EXERCISE INSTRUCTIONS >>
Return the entries below in their exact form, leaving the pictures out.

┌─ DATA TO USE

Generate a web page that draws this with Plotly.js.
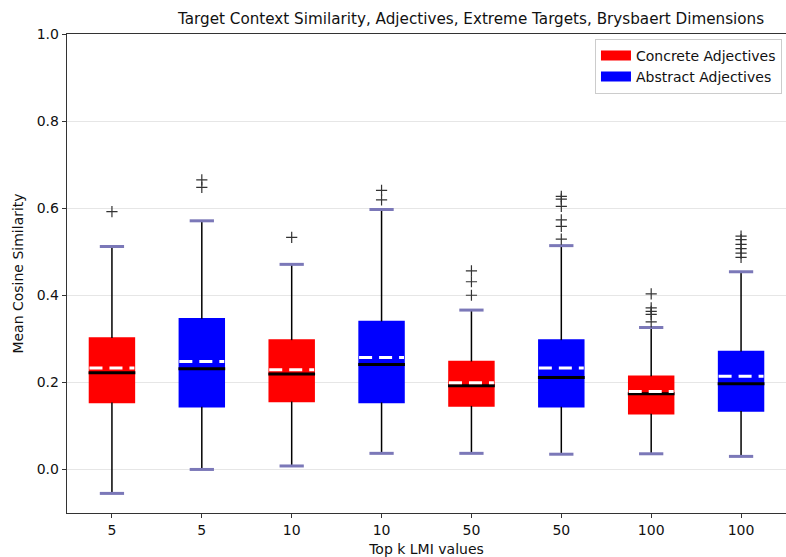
<!DOCTYPE html>
<html>
<head>
<meta charset="utf-8">
<script src="https://cdn.plot.ly/plotly-3.0.1.min.js"></script>
<style>html,body{margin:0;padding:0;background:#fff;}#chart{width:786px;height:557px;}</style>
</head>
<body>
<div id="chart"></div>
<script>
// ---- data ----
var tickLabels = ['5', '5', '10', '10', '50', '50', '100', '100'];
var groups = ['Concrete Adjectives', 'Abstract Adjectives', 'Concrete Adjectives', 'Abstract Adjectives',
              'Concrete Adjectives', 'Abstract Adjectives', 'Concrete Adjectives', 'Abstract Adjectives'];
var q1 = [0.154, 0.144, 0.156, 0.154, 0.146, 0.144, 0.128, 0.134];
var median = [0.222, 0.231, 0.219, 0.241, 0.192, 0.211, 0.174, 0.197];
var q3 = [0.302, 0.346, 0.297, 0.340, 0.248, 0.297, 0.214, 0.271];
var mean = [0.233, 0.248, 0.229, 0.257, 0.199, 0.233, 0.179, 0.214];
var lowerWhisker = [-0.055, 0.000, 0.008, 0.037, 0.037, 0.035, 0.036, 0.030];
var upperWhisker = [0.512, 0.571, 0.471, 0.597, 0.366, 0.514, 0.326, 0.454];
var outliers = [
  [0.592],
  [0.665, 0.648],
  [0.533],
  [0.641, 0.619],
  [0.456, 0.431, 0.400],
  [0.627, 0.621, 0.604, 0.573, 0.558, 0.529],
  [0.403, 0.371, 0.363, 0.356, 0.339],
  [0.536, 0.528, 0.517, 0.507, 0.497, 0.487]
];
var groupColors = {'Concrete Adjectives': '#ff0000', 'Abstract Adjectives': '#0000ff'};
var legendOrder = ['Concrete Adjectives', 'Abstract Adjectives'];

// ---- styling ----
var boxWidth = 0.5, capHalf = 0.135, boxHalf = 0.26;
var capColor = '#7b78b8';
var positions = tickLabels.map(function (_, i) { return i + 1; });

var traces = [];

// boxes (bars from q1 to q3)
legendOrder.forEach(function (g) {
  var xs = [], base = [], h = [];
  positions.forEach(function (p, i) {
    if (groups[i] === g) { xs.push(p); base.push(q1[i]); h.push(q3[i] - q1[i]); }
  });
  traces.push({
    type: 'bar', x: xs, y: h, base: base, width: boxWidth,
    marker: {color: groupColors[g], line: {color: groupColors[g], width: 1.5}},
    showlegend: false, hoverinfo: 'skip'
  });
});

// whiskers
var wx = [], wy = [];
positions.forEach(function (p, i) {
  wx.push(p, p, null, p, p, null);
  wy.push(q3[i], upperWhisker[i], null, q1[i], lowerWhisker[i], null);
});
traces.push({type: 'scatter', mode: 'lines', x: wx, y: wy,
  line: {color: '#000000', width: 1.5}, showlegend: false, hoverinfo: 'skip'});

// caps
var cx = [], cy = [];
positions.forEach(function (p, i) {
  cx.push(p - capHalf, p + capHalf, null, p - capHalf, p + capHalf, null);
  cy.push(upperWhisker[i], upperWhisker[i], null, lowerWhisker[i], lowerWhisker[i], null);
});
traces.push({type: 'scatter', mode: 'lines', x: cx, y: cy,
  line: {color: capColor, width: 3}, showlegend: false, hoverinfo: 'skip'});

// medians
var mx = [], my = [];
positions.forEach(function (p, i) {
  mx.push(p - boxHalf, p + boxHalf, null);
  my.push(median[i], median[i], null);
});
traces.push({type: 'scatter', mode: 'lines', x: mx, y: my,
  line: {color: '#000000', width: 3}, showlegend: false, hoverinfo: 'skip'});

// means (dashed white)
positions.forEach(function (p, i) {
  traces.push({type: 'scatter', mode: 'lines', x: [p - boxHalf + 0.01, p + boxHalf - 0.01], y: [mean[i], mean[i]],
    line: {color: '#ffffff', width: 3, dash: '13px,7px'}, showlegend: false, hoverinfo: 'skip'});
});

// outliers
var ox = [], oy = [];
positions.forEach(function (p, i) {
  outliers[i].forEach(function (v) { ox.push(p); oy.push(v); });
});
traces.push({type: 'scatter', mode: 'markers', x: ox, y: oy,
  marker: {symbol: 'cross-thin', size: 8, line: {color: '#333333', width: 1.2}},
  showlegend: false, hoverinfo: 'skip'});

// legend entries
legendOrder.forEach(function (g) {
  traces.push({type: 'scatter', mode: 'lines', x: [null], y: [null], name: g,
    line: {color: groupColors[g], width: 10}, showlegend: true});
});

var font = 'DejaVu Sans, Liberation Sans, sans-serif';
var layout = {
  width: 786, height: 557,
  margin: {l: 67, r: 0, t: 34, b: 44, pad: 0},
  paper_bgcolor: '#ffffff', plot_bgcolor: '#ffffff',
  font: {family: font, size: 14, color: '#111111'},
  title: {text: 'Target Context Similarity, Adjectives, Extreme Targets, Brysbaert Dimensions',
    font: {family: font, size: 15.2, color: '#111111'},
    x: 0.562, xref: 'paper', xanchor: 'center', y: 0.966, yref: 'container', yanchor: 'middle'},
  xaxis: {
    range: [0.5, 8.5], tickmode: 'array', tickvals: positions, ticktext: tickLabels,
    showgrid: false, zeroline: false, showline: true, mirror: true, linecolor: '#333333', linewidth: 1.3,
    ticks: 'outside', ticklen: 4, tickcolor: '#333333', tickfont: {size: 14},
    title: {text: 'Top k LMI values', font: {size: 14}, standoff: 8}
  },
  yaxis: {
    range: [-0.1, 1.0], tick0: 0, dtick: 0.2, tickformat: '.1f',
    showgrid: true, gridcolor: '#e6e6e6', gridwidth: 1, zeroline: false,
    showline: true, mirror: false, linecolor: '#333333', linewidth: 1.3,
    ticks: 'outside', ticklen: 4, tickcolor: '#333333', tickfont: {size: 14},
    title: {text: 'Mean Cosine Similarity', font: {size: 14}, standoff: 9}
  },
  showlegend: true,
  legend: {x: 0.9944, xanchor: 'right', y: 0.99, yanchor: 'top',
    bgcolor: 'rgba(255,255,255,0.8)', bordercolor: '#cccccc', borderwidth: 1,
    font: {size: 14}, tracegroupgap: 0, entrywidth: 150, entrywidthmode: 'pixels'},
  bargap: 0
};

Plotly.newPlot('chart', traces, layout, {displayModeBar: false, staticPlot: true});
</script>
</body>
</html>
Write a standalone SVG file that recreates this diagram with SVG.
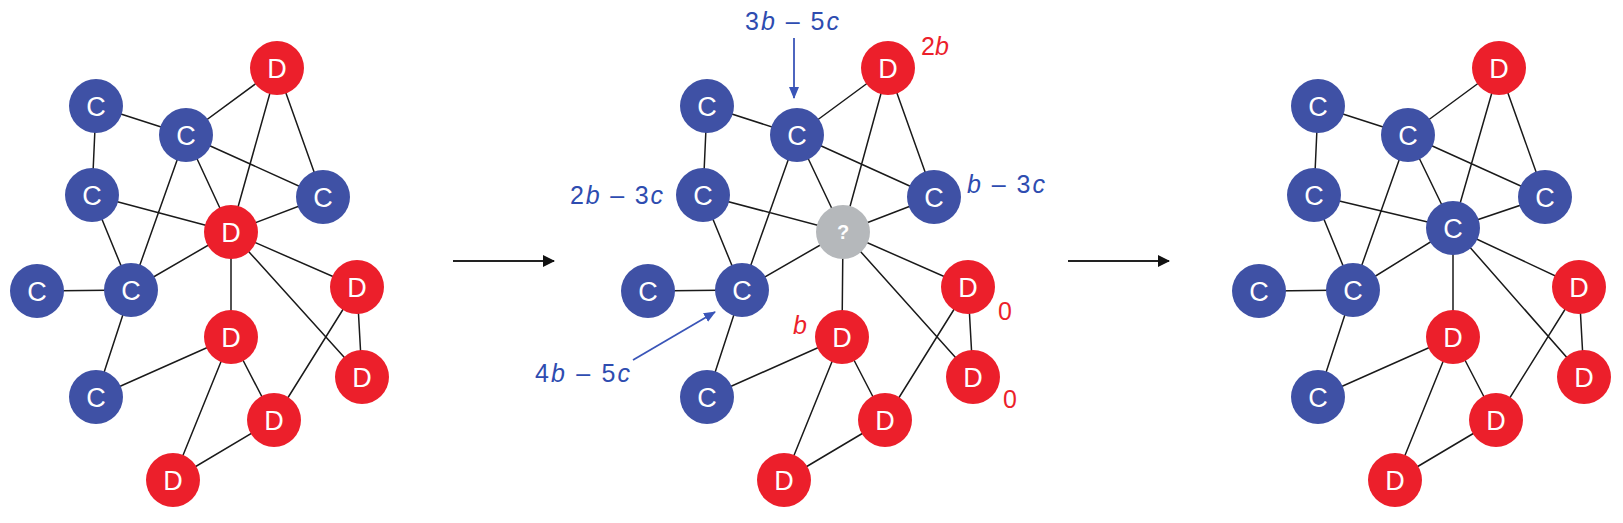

└─

EXPECTED ANSWER >>
Generate a web page that draws this with Plotly.js.
<!DOCTYPE html>
<html>
<head>
<meta charset="utf-8">
<script src="https://cdn.plot.ly/plotly-3.0.1.min.js"></script>
<style>html,body{margin:0;padding:0;background:#fff;}#chart{width:786px;height:557px;}</style>
</head>
<body>
<div id="chart"></div>
<script>
// ---- data ----
var tickLabels = ['5', '5', '10', '10', '50', '50', '100', '100'];
var groups = ['Concrete Adjectives', 'Abstract Adjectives', 'Concrete Adjectives', 'Abstract Adjectives',
              'Concrete Adjectives', 'Abstract Adjectives', 'Concrete Adjectives', 'Abstract Adjectives'];
var q1 = [0.154, 0.144, 0.156, 0.154, 0.146, 0.144, 0.128, 0.134];
var median = [0.222, 0.231, 0.219, 0.241, 0.192, 0.211, 0.174, 0.197];
var q3 = [0.302, 0.346, 0.297, 0.340, 0.248, 0.297, 0.214, 0.271];
var mean = [0.233, 0.248, 0.229, 0.257, 0.199, 0.233, 0.179, 0.214];
var lowerWhisker = [-0.055, 0.000, 0.008, 0.037, 0.037, 0.035, 0.036, 0.030];
var upperWhisker = [0.512, 0.571, 0.471, 0.597, 0.366, 0.514, 0.326, 0.454];
var outliers = [
  [0.592],
  [0.665, 0.648],
  [0.533],
  [0.641, 0.619],
  [0.456, 0.431, 0.400],
  [0.627, 0.621, 0.604, 0.573, 0.558, 0.529],
  [0.403, 0.371, 0.363, 0.356, 0.339],
  [0.536, 0.528, 0.517, 0.507, 0.497, 0.487]
];
var groupColors = {'Concrete Adjectives': '#ff0000', 'Abstract Adjectives': '#0000ff'};
var legendOrder = ['Concrete Adjectives', 'Abstract Adjectives'];

// ---- styling ----
var boxWidth = 0.5, capHalf = 0.135, boxHalf = 0.26;
var capColor = '#7b78b8';
var positions = tickLabels.map(function (_, i) { return i + 1; });

var traces = [];

// boxes (bars from q1 to q3)
legendOrder.forEach(function (g) {
  var xs = [], base = [], h = [];
  positions.forEach(function (p, i) {
    if (groups[i] === g) { xs.push(p); base.push(q1[i]); h.push(q3[i] - q1[i]); }
  });
  traces.push({
    type: 'bar', x: xs, y: h, base: base, width: boxWidth,
    marker: {color: groupColors[g], line: {color: groupColors[g], width: 1.5}},
    showlegend: false, hoverinfo: 'skip'
  });
});

// whiskers
var wx = [], wy = [];
positions.forEach(function (p, i) {
  wx.push(p, p, null, p, p, null);
  wy.push(q3[i], upperWhisker[i], null, q1[i], lowerWhisker[i], null);
});
traces.push({type: 'scatter', mode: 'lines', x: wx, y: wy,
  line: {color: '#000000', width: 1.5}, showlegend: false, hoverinfo: 'skip'});

// caps
var cx = [], cy = [];
positions.forEach(function (p, i) {
  cx.push(p - capHalf, p + capHalf, null, p - capHalf, p + capHalf, null);
  cy.push(upperWhisker[i], upperWhisker[i], null, lowerWhisker[i], lowerWhisker[i], null);
});
traces.push({type: 'scatter', mode: 'lines', x: cx, y: cy,
  line: {color: capColor, width: 3}, showlegend: false, hoverinfo: 'skip'});

// medians
var mx = [], my = [];
positions.forEach(function (p, i) {
  mx.push(p - boxHalf, p + boxHalf, null);
  my.push(median[i], median[i], null);
});
traces.push({type: 'scatter', mode: 'lines', x: mx, y: my,
  line: {color: '#000000', width: 3}, showlegend: false, hoverinfo: 'skip'});

// means (dashed white)
positions.forEach(function (p, i) {
  traces.push({type: 'scatter', mode: 'lines', x: [p - boxHalf + 0.01, p + boxHalf - 0.01], y: [mean[i], mean[i]],
    line: {color: '#ffffff', width: 3, dash: '13px,7px'}, showlegend: false, hoverinfo: 'skip'});
});

// outliers
var ox = [], oy = [];
positions.forEach(function (p, i) {
  outliers[i].forEach(function (v) { ox.push(p); oy.push(v); });
});
traces.push({type: 'scatter', mode: 'markers', x: ox, y: oy,
  marker: {symbol: 'cross-thin', size: 8, line: {color: '#333333', width: 1.2}},
  showlegend: false, hoverinfo: 'skip'});

// legend entries
legendOrder.forEach(function (g) {
  traces.push({type: 'scatter', mode: 'lines', x: [null], y: [null], name: g,
    line: {color: groupColors[g], width: 10}, showlegend: true});
});

var font = 'DejaVu Sans, Liberation Sans, sans-serif';
var layout = {
  width: 786, height: 557,
  margin: {l: 67, r: 0, t: 34, b: 44, pad: 0},
  paper_bgcolor: '#ffffff', plot_bgcolor: '#ffffff',
  font: {family: font, size: 14, color: '#111111'},
  title: {text: 'Target Context Similarity, Adjectives, Extreme Targets, Brysbaert Dimensions',
    font: {family: font, size: 15.2, color: '#111111'},
    x: 0.562, xref: 'paper', xanchor: 'center', y: 0.966, yref: 'container', yanchor: 'middle'},
  xaxis: {
    range: [0.5, 8.5], tickmode: 'array', tickvals: positions, ticktext: tickLabels,
    showgrid: false, zeroline: false, showline: true, mirror: true, linecolor: '#333333', linewidth: 1.3,
    ticks: 'outside', ticklen: 4, tickcolor: '#333333', tickfont: {size: 14},
    title: {text: 'Top k LMI values', font: {size: 14}, standoff: 8}
  },
  yaxis: {
    range: [-0.1, 1.0], tick0: 0, dtick: 0.2, tickformat: '.1f',
    showgrid: true, gridcolor: '#e6e6e6', gridwidth: 1, zeroline: false,
    showline: true, mirror: false, linecolor: '#333333', linewidth: 1.3,
    ticks: 'outside', ticklen: 4, tickcolor: '#333333', tickfont: {size: 14},
    title: {text: 'Mean Cosine Similarity', font: {size: 14}, standoff: 9}
  },
  showlegend: true,
  legend: {x: 0.9944, xanchor: 'right', y: 0.99, yanchor: 'top',
    bgcolor: 'rgba(255,255,255,0.8)', bordercolor: '#cccccc', borderwidth: 1,
    font: {size: 14}, tracegroupgap: 0, entrywidth: 150, entrywidthmode: 'pixels'},
  bargap: 0
};

Plotly.newPlot('chart', traces, layout, {displayModeBar: false, staticPlot: true});
</script>
</body>
</html>
Write a standalone SVG file that recreates this diagram with SVG.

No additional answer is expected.